So far I have invested along with others who know what they are doing. It has mostly been third party investing. ( I have put money in with an associate that knows the real estate investors.) I have also studied a great deal with the goal of moving into real estate myself.
This is the obstacle that I am running into. I see what I think is a good deal, and call and ask for information on it. It has been my limited experience that sellers are never completely honest about the expenses, and/or don’t figure all of the expenses into their calculation ( I am looking at mostly multifamily ). Therefore, I don’t want to make an offer until I have all the details. By the time I am comfortable with what I want to offer, the deal is gone.
So the question is this. Are people buying without looking at the details, or should I be immediately getting it under contract and then negotiating changes in price as the truth comes out? How do you handle the issues that come up during due diligence if you have already offered a certain price?
One solution that I thought of is to offer a price based on cap rate and then as the expense numbers come out during due diligence and change, then the price would change too?
I am new to this all. So having said that - know that I don’t know sh*t.

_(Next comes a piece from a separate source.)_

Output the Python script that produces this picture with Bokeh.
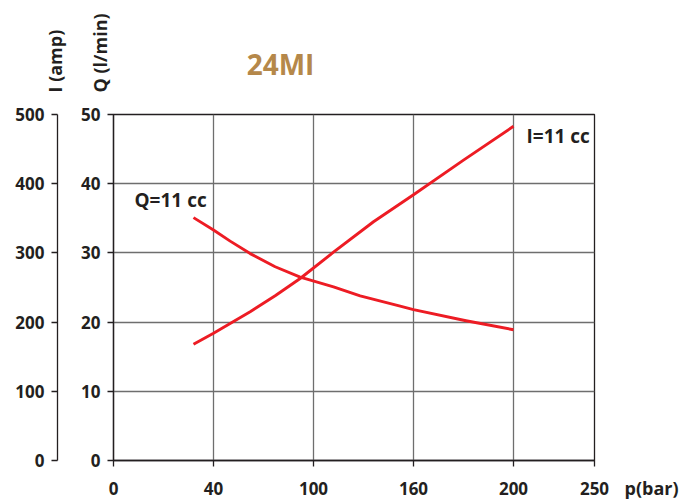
import numpy as np
from bokeh.plotting import figure
from bokeh.layouts import column, row
from bokeh.models import LinearAxis, Range1d, FixedTicker, Label
from bokeh.core.properties import value
from bokeh.embed import file_html
from bokeh.resources import INLINE

# x axis: printed pressure labels (bar) and their grid positions (grid is evenly spaced)
x_tick_labels = ["0", "40", "100", "160", "200", "250"]
x_tick_bar = [0, 40, 100, 160, 200, 250]
x_tick_pos = [0, 1, 2, 3, 4, 4.81]

q_ticks = [0, 10, 20, 30, 40, 50]          # Q (l/min)
i_ticks = [0, 100, 200, 300, 400, 500]     # I (amp)

# Q = 11 cc : flow (l/min) vs pressure (bar)
q_pressure = [32, 40, 50, 62, 77, 92, 112, 128, 152, 160, 181, 200]
q_flow = [35.1, 33.3, 31.7, 29.9, 28.0, 26.5, 25.1, 23.8, 22.3, 21.8, 20.2, 18.9]

# I = 11 cc : current (amp) vs pressure (bar)
i_pressure = [32, 40, 62, 77, 92, 112, 136, 160, 180, 200]
i_current = [168, 184, 215, 238, 263, 301, 345, 384, 434, 483]

title_text = "24MI"
i_title = "I (amp)"
q_title = "Q (l/min)"
x_title = "p(bar)"

DARK = "#231F20"
RED = "#ED1C24"
GOLD = "#B5884A"
FONT = "Open Sans"

TOP_H = 100
TOTAL_W = 698
TOTAL_H = 499


def to_pos(bar):
    return np.interp(bar, x_tick_bar, x_tick_pos)


# ---------- top strip: title and rotated axis titles ----------
top = figure(width=TOTAL_W, height=TOP_H, x_range=Range1d(0, TOTAL_W), y_range=Range1d(0, TOP_H),
             output_backend="svg", toolbar_location=None,
             x_axis_type=None, y_axis_type=None,
             min_border=0, min_border_left=0, min_border_right=0,
             min_border_top=0, min_border_bottom=0)
top.outline_line_color = None
top.grid.visible = False
top.text(x=[280], y=[TOP_H - 63], text=[title_text], text_font=value(FONT),
         text_font_style="bold", text_font_size="28px", text_color=GOLD,
         text_align="center", text_baseline="middle")
top.text(x=[54, 99], y=[TOP_H - 92, TOP_H - 92], text=[i_title, q_title],
         text_font=value(FONT), text_font_style="bold", text_font_size="18px",
         text_color=DARK, text_align="left", text_baseline="middle", angle=np.pi / 2)

# ---------- main chart ----------
MAIN_H = TOTAL_H - TOP_H
p = figure(width=TOTAL_W, height=MAIN_H, x_range=Range1d(0, x_tick_pos[-1]), y_range=Range1d(0, 50),
           output_backend="svg", toolbar_location=None,
           min_border_left=113, min_border_right=TOTAL_W - 594,
           min_border_top=114 - TOP_H, min_border_bottom=TOTAL_H - 460)
p.extra_y_ranges = {"amp": Range1d(0, 500)}
q_axis = p.yaxis[0]
i_axis = LinearAxis(y_range_name="amp")
p.add_layout(i_axis, "left")

q_axis.ticker = FixedTicker(ticks=q_ticks)
i_axis.ticker = FixedTicker(ticks=i_ticks)
x_axis = p.xaxis[0]
x_axis.ticker = FixedTicker(ticks=x_tick_pos)
x_axis.major_label_overrides = dict(zip(x_tick_pos, x_tick_labels))

for ax in (q_axis, i_axis, x_axis):
    ax.axis_line_color = DARK
    ax.axis_line_width = 1.3
    ax.major_tick_line_color = DARK
    ax.major_tick_line_width = 1.3
    ax.major_tick_out = 6
    ax.major_tick_in = 0
    ax.minor_tick_line_color = None
    ax.major_label_text_font = FONT
    ax.major_label_text_font_style = "bold"
    ax.major_label_text_font_size = "17px"
    ax.major_label_text_color = DARK
    ax.major_label_standoff = 7
x_axis.major_label_standoff = 15

# reserve room between the Q labels and the I axis line
q_axis.axis_label = " "
q_axis.axis_label_text_font_size = "1px"
q_axis.axis_label_standoff = 16

p.xgrid.ticker = FixedTicker(ticks=[1, 2, 3, 4])
p.ygrid.ticker = FixedTicker(ticks=[10, 20, 30, 40])
for g in (p.xgrid[0], p.ygrid[0]):
    g.grid_line_color = "#6e6e6e"
    g.grid_line_width = 1.3

p.outline_line_color = DARK
p.outline_line_width = 1.3
p.background_fill_color = "white"
p.border_fill_color = "white"

p.line(to_pos(q_pressure), q_flow, line_color=RED, line_width=2.9, line_join="round")
p.line(to_pos(i_pressure), i_current, line_color=RED, line_width=2.9, line_join="round",
       y_range_name="amp")

for txt, sx, sy in (("Q=11 cc", 21, 261), ("I=11 cc", 413, 325)):
    p.add_layout(Label(x=sx, y=sy, x_units="screen", y_units="screen", text=txt,
                       text_font=FONT, text_font_style="bold", text_font_size="19px",
                       text_color=DARK, text_align="left", text_baseline="middle"))

# x axis title, placed in the right side panel so it is not clipped by the frame
p.add_layout(Label(x=30, y=-27, x_units="screen", y_units="screen", text=x_title,
                   text_font=FONT, text_font_style="bold", text_font_size="18px",
                   text_color=DARK, text_align="left", text_baseline="middle"), "right")

layout = column(top, row(p, spacing=0), spacing=0)
open("out.html", "w").write(file_html(layout, INLINE))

I would ask, how many times have you run into the scenario you describe? If it’s 2 or 3 times, well then, cut yourself some slack - you’re new to it like me.
If you’ve run into this problem 20 times in the past two months and have missed out on 10 potential good deals, don’t worry about it, more deals will come and when the time is right, you’re patience will pay off. And if the first deal isn’t a gem, don’t worry. Just don’t make any devastating mistakes that will put you in a situation without outs.
It is my understanding that once you’ve agreed on an offer, both parties are bound by that.
TIP: Try and set up a meeting with the seller (through the realtor if one is involved) and request to go over all basic financials.
And also in the contract, make it “subject to” the buyer (you) verifying all income and expense data. If the numbers don’t jive with what they provided when you made the offer - then you have some leverage.